> _TASK DESCRIPTION_:
Only the lines from the one with "What D3.js code" through the one with "const isHol = d => holidays.includes(d);" are to be restated, word for word, with both of them included.

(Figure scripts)
○ ○ ○
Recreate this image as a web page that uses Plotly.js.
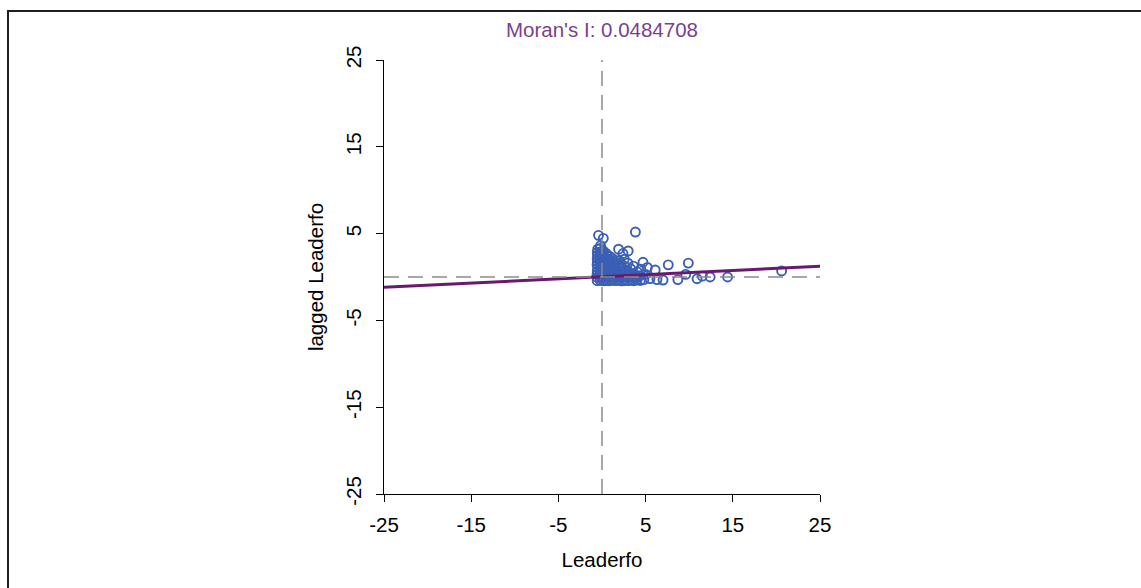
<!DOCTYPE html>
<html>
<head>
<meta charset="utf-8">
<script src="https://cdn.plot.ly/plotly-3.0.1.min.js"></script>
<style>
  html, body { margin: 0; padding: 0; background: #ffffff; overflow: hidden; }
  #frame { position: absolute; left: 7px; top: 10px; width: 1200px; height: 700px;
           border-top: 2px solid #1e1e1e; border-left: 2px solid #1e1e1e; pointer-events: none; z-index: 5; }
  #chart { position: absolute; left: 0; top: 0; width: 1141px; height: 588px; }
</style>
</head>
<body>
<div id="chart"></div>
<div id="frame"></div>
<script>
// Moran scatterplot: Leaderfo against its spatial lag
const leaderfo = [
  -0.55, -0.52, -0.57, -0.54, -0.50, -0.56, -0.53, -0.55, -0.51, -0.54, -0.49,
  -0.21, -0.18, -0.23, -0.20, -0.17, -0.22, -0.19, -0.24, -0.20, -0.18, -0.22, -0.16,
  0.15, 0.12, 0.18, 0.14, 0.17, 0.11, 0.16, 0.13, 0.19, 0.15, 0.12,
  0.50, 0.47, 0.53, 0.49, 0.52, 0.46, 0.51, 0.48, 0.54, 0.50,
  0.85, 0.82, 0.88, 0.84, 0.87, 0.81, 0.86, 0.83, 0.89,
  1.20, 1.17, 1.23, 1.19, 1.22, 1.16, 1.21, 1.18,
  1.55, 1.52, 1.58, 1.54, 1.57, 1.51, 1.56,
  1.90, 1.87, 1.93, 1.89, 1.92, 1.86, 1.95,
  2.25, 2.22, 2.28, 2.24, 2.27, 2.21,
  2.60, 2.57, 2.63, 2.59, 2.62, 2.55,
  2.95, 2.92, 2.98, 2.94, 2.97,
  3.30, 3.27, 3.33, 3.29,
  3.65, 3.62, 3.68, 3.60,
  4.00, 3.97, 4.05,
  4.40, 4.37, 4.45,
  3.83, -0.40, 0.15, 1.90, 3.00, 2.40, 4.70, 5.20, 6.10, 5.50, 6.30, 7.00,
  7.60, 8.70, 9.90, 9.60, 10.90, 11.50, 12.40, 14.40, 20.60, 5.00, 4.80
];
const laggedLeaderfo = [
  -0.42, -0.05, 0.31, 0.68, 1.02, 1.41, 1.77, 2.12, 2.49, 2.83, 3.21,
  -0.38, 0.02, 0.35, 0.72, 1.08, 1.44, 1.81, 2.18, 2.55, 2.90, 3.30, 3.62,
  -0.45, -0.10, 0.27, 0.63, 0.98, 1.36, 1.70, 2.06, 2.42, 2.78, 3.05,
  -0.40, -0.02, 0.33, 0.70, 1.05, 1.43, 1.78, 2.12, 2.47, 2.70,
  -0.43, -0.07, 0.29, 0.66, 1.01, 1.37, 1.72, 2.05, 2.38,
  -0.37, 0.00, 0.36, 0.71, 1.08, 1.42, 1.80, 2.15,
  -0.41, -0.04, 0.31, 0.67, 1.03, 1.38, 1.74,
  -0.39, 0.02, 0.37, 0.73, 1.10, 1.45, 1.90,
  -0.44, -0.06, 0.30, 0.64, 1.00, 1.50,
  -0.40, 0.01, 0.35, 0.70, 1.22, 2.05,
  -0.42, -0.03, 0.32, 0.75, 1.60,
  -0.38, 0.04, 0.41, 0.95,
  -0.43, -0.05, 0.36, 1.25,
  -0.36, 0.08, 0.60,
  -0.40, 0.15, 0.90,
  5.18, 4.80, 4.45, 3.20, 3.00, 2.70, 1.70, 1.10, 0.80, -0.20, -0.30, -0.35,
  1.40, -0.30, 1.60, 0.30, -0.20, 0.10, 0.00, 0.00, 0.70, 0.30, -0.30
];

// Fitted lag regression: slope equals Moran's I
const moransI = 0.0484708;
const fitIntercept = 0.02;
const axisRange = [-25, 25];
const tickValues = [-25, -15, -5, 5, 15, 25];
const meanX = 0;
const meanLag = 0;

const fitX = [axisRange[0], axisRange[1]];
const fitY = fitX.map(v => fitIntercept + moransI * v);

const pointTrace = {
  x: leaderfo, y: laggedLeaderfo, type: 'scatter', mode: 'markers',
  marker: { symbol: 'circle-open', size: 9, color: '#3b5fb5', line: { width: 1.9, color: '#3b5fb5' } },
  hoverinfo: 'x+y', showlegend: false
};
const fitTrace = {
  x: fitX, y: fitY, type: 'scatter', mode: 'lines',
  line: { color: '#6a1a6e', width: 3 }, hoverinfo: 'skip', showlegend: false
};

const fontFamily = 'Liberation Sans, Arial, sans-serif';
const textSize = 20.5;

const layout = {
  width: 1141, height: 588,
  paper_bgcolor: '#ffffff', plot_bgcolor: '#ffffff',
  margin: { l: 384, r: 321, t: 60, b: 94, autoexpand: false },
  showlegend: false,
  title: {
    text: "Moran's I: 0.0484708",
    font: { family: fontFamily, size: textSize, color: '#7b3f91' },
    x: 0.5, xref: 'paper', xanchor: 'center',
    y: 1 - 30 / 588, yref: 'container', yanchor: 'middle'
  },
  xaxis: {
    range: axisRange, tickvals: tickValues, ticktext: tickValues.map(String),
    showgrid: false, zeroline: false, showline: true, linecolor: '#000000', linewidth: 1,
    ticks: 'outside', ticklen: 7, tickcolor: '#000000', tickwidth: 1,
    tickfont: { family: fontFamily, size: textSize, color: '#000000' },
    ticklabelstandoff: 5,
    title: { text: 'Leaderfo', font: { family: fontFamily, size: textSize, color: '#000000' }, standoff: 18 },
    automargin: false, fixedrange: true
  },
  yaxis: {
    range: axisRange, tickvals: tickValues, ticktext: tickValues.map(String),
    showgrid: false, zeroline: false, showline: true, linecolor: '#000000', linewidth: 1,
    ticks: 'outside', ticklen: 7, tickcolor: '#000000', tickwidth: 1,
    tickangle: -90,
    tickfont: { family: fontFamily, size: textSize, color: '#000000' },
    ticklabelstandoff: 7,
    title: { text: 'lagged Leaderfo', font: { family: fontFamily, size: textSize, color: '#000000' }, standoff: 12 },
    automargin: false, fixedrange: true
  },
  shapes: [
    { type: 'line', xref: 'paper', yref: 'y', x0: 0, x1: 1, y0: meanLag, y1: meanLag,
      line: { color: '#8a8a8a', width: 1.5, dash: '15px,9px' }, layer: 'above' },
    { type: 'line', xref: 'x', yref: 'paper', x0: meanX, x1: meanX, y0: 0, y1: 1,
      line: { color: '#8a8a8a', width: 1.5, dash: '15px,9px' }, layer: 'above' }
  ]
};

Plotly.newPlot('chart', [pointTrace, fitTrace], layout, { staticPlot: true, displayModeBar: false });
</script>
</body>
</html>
○ ○ ○
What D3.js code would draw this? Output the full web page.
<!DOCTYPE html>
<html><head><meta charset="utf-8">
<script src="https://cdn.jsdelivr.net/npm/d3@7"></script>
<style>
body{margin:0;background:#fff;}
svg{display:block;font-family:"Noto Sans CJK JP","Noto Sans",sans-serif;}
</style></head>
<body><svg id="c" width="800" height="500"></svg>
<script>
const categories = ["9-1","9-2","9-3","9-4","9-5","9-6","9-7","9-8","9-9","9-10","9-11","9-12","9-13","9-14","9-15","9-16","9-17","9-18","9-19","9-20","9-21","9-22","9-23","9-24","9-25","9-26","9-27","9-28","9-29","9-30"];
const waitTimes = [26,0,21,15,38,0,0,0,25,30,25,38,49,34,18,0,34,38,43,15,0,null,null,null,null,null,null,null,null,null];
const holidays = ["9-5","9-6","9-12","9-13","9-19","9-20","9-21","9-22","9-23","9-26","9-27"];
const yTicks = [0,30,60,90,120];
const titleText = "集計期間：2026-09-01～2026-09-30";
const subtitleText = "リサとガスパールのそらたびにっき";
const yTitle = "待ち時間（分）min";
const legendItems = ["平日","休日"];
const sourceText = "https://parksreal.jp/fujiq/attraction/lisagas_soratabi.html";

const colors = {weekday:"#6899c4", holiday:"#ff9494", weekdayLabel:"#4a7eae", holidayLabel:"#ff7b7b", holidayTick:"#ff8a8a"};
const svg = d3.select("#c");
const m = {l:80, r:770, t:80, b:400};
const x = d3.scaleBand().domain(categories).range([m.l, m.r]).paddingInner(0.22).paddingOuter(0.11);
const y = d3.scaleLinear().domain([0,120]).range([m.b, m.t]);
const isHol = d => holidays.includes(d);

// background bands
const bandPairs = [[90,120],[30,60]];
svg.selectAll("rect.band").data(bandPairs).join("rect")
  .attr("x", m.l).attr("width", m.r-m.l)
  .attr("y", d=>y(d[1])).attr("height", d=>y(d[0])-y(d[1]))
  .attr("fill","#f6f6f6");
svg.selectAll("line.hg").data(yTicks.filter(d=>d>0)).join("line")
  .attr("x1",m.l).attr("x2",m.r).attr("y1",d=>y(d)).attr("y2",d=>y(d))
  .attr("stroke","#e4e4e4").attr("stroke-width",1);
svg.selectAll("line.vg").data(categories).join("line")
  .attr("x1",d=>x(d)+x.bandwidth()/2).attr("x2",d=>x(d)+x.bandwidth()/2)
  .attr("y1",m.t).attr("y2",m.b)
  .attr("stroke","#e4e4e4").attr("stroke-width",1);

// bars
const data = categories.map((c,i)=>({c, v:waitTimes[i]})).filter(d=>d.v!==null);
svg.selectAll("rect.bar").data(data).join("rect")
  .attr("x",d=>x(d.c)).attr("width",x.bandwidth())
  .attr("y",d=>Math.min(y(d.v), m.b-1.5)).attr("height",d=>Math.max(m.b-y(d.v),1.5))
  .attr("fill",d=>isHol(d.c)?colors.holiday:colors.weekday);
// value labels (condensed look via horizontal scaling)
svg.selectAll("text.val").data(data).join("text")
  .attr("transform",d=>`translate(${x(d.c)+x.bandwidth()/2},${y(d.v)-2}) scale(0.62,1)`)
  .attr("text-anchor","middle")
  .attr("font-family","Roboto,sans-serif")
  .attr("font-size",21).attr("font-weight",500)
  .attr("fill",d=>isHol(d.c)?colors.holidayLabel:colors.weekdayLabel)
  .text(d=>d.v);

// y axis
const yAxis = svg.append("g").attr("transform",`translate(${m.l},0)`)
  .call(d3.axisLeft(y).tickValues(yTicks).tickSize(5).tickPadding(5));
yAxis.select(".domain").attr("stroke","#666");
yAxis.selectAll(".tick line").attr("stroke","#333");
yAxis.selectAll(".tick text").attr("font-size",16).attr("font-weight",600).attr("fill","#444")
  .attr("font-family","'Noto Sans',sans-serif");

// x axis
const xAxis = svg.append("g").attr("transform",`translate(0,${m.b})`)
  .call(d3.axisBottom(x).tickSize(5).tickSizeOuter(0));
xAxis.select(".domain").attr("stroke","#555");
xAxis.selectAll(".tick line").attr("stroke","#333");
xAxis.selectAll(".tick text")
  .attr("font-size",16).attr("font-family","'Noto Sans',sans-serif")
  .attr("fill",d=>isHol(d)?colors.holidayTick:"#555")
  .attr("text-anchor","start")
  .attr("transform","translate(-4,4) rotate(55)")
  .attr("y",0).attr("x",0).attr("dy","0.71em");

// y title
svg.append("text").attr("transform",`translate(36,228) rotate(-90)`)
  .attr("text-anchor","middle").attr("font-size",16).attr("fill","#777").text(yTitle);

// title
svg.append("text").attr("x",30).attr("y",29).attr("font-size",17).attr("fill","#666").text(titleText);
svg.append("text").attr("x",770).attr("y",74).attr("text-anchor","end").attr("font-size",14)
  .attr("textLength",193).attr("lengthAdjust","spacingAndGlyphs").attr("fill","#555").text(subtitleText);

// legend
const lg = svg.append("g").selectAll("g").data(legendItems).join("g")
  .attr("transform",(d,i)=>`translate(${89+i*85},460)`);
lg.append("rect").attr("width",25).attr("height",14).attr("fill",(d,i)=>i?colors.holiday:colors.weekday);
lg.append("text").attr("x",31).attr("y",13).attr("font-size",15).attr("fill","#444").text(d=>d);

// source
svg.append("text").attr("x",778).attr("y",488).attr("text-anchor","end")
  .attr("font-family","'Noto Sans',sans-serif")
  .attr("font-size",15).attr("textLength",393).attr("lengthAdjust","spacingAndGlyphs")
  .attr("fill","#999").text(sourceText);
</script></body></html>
○ ○ ○
> _TASK SOLUTION_:
What D3.js code would draw this? Output the full web page.
<!DOCTYPE html>
<html><head><meta charset="utf-8">
<script src="https://cdn.jsdelivr.net/npm/d3@7"></script>
<style>
body{margin:0;background:#fff;}
svg{display:block;font-family:"Noto Sans CJK JP","Noto Sans",sans-serif;}
</style></head>
<body><svg id="c" width="800" height="500"></svg>
<script>
const categories = ["9-1","9-2","9-3","9-4","9-5","9-6","9-7","9-8","9-9","9-10","9-11","9-12","9-13","9-14","9-15","9-16","9-17","9-18","9-19","9-20","9-21","9-22","9-23","9-24","9-25","9-26","9-27","9-28","9-29","9-30"];
const waitTimes = [26,0,21,15,38,0,0,0,25,30,25,38,49,34,18,0,34,38,43,15,0,null,null,null,null,null,null,null,null,null];
const holidays = ["9-5","9-6","9-12","9-13","9-19","9-20","9-21","9-22","9-23","9-26","9-27"];
const yTicks = [0,30,60,90,120];
const titleText = "集計期間：2026-09-01～2026-09-30";
const subtitleText = "リサとガスパールのそらたびにっき";
const yTitle = "待ち時間（分）min";
const legendItems = ["平日","休日"];
const sourceText = "https://parksreal.jp/fujiq/attraction/lisagas_soratabi.html";

const colors = {weekday:"#6899c4", holiday:"#ff9494", weekdayLabel:"#4a7eae", holidayLabel:"#ff7b7b", holidayTick:"#ff8a8a"};
const svg = d3.select("#c");
const m = {l:80, r:770, t:80, b:400};
const x = d3.scaleBand().domain(categories).range([m.l, m.r]).paddingInner(0.22).paddingOuter(0.11);
const y = d3.scaleLinear().domain([0,120]).range([m.b, m.t]);
const isHol = d => holidays.includes(d);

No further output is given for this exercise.